■ Given task ■
Beginning with the first line, set down every line through the one containing "top_pink_y = [10.8, 8.08, 5.23, 4.39, 3.98, 4.4]", exactly as it appears, but not the pictures.
>> BEGIN
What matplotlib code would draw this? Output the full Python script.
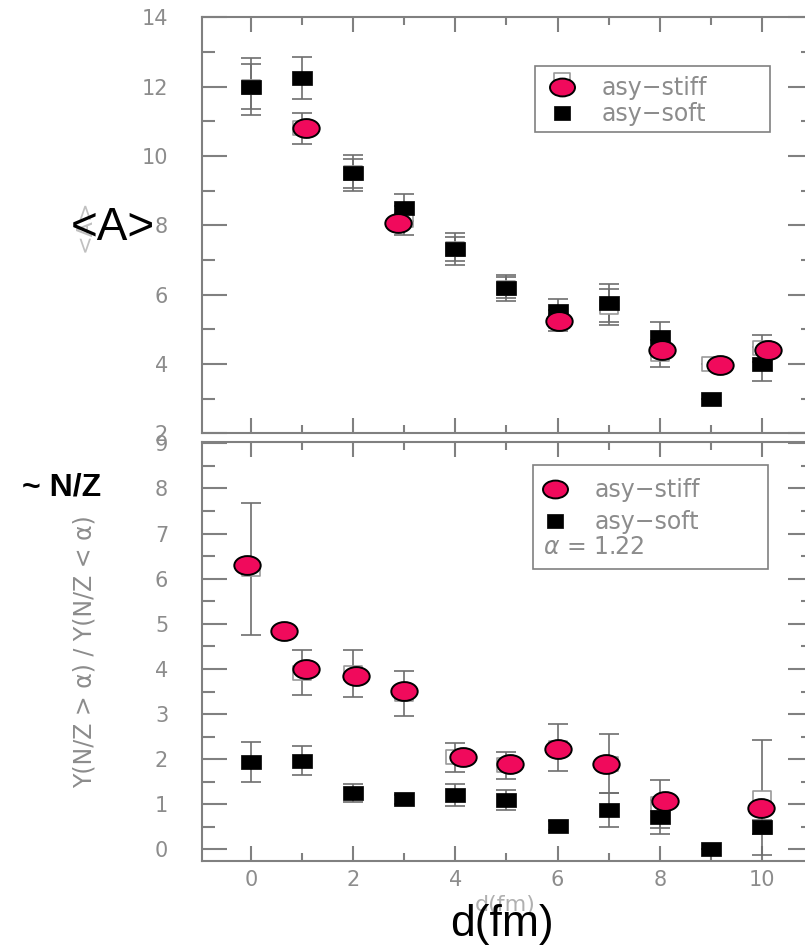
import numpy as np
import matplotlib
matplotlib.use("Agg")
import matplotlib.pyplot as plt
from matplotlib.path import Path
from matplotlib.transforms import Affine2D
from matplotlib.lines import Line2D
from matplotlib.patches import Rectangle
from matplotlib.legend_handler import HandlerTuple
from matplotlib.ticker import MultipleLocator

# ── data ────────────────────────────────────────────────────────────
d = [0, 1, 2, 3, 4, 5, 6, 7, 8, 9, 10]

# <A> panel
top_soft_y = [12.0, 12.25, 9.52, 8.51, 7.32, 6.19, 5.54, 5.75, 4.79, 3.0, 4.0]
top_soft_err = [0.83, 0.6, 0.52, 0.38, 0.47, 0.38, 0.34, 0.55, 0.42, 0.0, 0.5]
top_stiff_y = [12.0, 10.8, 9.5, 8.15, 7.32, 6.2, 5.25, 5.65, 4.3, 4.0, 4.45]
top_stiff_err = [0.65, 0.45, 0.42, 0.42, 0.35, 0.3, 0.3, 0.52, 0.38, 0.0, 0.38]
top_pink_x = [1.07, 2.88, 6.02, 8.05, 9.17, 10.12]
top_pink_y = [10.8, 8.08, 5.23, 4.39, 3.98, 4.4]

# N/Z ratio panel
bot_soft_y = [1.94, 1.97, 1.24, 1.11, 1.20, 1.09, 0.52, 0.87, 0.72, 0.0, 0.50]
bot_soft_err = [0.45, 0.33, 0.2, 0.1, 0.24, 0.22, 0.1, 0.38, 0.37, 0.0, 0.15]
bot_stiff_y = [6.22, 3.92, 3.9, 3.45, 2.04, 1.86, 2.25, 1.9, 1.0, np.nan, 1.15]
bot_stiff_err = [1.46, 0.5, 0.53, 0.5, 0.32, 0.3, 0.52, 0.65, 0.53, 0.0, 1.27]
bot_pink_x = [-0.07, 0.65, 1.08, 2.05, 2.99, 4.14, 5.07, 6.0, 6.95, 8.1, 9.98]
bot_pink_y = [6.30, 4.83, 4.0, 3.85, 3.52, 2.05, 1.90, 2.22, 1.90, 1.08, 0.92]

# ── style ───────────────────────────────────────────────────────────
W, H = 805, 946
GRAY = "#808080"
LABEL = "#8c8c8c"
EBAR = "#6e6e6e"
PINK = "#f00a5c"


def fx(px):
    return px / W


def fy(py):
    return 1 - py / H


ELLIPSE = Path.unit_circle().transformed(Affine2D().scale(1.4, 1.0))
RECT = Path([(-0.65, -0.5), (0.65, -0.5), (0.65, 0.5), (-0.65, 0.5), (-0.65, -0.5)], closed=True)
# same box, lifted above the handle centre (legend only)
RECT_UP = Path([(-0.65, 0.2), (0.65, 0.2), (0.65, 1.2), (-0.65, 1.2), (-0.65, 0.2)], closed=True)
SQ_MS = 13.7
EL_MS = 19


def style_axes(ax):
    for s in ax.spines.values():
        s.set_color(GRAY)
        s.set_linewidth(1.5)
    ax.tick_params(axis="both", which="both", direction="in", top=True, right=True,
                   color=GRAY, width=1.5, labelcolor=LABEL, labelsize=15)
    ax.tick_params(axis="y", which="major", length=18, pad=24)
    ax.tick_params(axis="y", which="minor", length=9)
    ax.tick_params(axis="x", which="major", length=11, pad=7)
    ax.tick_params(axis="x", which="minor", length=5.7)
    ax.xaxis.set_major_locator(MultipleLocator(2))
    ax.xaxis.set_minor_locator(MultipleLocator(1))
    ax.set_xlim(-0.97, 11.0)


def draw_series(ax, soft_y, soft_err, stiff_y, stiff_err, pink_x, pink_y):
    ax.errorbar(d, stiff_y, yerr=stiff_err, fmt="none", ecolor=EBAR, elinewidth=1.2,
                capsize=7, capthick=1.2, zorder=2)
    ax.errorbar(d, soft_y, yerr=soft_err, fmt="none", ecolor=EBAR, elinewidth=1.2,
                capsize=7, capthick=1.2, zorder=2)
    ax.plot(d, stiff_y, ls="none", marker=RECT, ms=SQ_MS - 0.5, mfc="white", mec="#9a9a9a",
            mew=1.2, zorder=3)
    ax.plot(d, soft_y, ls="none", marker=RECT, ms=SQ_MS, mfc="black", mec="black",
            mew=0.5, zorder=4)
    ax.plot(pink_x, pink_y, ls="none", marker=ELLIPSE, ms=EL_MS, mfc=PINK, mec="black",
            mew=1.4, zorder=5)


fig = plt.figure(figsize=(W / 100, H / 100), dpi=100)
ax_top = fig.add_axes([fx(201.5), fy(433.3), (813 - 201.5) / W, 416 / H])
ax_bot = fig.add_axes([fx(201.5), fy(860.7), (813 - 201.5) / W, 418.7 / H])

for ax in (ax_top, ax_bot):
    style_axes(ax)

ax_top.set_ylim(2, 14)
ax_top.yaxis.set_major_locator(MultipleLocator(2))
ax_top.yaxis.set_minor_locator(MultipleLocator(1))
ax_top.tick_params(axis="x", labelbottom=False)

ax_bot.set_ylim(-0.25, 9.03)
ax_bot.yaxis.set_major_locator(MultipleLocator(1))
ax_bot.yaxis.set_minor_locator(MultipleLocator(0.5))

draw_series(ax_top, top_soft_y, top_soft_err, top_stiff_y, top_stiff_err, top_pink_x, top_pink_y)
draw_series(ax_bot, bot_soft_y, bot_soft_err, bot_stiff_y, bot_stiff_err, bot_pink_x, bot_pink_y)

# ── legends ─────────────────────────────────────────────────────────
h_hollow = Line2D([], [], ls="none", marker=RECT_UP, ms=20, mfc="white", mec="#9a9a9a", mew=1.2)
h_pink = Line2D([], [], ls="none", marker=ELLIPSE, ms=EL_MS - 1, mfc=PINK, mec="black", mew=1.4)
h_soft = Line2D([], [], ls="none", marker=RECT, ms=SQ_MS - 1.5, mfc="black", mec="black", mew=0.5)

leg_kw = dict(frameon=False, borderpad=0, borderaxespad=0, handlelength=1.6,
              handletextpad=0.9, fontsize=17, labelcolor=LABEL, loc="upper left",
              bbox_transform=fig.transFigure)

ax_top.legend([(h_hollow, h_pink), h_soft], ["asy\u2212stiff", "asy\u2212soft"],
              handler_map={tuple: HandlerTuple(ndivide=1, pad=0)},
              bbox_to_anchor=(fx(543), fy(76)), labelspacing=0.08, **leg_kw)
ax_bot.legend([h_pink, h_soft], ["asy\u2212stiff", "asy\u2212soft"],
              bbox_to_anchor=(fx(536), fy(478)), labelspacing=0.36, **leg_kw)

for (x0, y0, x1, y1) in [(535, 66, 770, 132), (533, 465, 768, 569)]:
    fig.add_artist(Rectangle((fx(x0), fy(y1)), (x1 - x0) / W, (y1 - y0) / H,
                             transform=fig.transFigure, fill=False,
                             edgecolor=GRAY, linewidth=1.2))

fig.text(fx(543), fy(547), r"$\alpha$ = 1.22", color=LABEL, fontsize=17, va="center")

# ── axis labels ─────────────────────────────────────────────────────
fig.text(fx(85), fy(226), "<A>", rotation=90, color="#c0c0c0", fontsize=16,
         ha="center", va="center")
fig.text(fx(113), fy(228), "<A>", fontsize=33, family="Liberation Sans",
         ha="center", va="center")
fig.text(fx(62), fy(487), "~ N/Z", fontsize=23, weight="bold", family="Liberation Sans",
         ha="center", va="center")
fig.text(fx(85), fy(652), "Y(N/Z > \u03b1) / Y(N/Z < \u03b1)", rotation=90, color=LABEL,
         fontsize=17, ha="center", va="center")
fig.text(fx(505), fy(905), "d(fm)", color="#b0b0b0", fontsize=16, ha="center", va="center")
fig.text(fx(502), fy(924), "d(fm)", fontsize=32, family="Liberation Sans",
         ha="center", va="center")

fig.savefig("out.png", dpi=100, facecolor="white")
>> END
■ Full response ■
What matplotlib code would draw this? Output the full Python script.
import numpy as np
import matplotlib
matplotlib.use("Agg")
import matplotlib.pyplot as plt
from matplotlib.path import Path
from matplotlib.transforms import Affine2D
from matplotlib.lines import Line2D
from matplotlib.patches import Rectangle
from matplotlib.legend_handler import HandlerTuple
from matplotlib.ticker import MultipleLocator

# ── data ────────────────────────────────────────────────────────────
d = [0, 1, 2, 3, 4, 5, 6, 7, 8, 9, 10]

# <A> panel
top_soft_y = [12.0, 12.25, 9.52, 8.51, 7.32, 6.19, 5.54, 5.75, 4.79, 3.0, 4.0]
top_soft_err = [0.83, 0.6, 0.52, 0.38, 0.47, 0.38, 0.34, 0.55, 0.42, 0.0, 0.5]
top_stiff_y = [12.0, 10.8, 9.5, 8.15, 7.32, 6.2, 5.25, 5.65, 4.3, 4.0, 4.45]
top_stiff_err = [0.65, 0.45, 0.42, 0.42, 0.35, 0.3, 0.3, 0.52, 0.38, 0.0, 0.38]
top_pink_x = [1.07, 2.88, 6.02, 8.05, 9.17, 10.12]
top_pink_y = [10.8, 8.08, 5.23, 4.39, 3.98, 4.4]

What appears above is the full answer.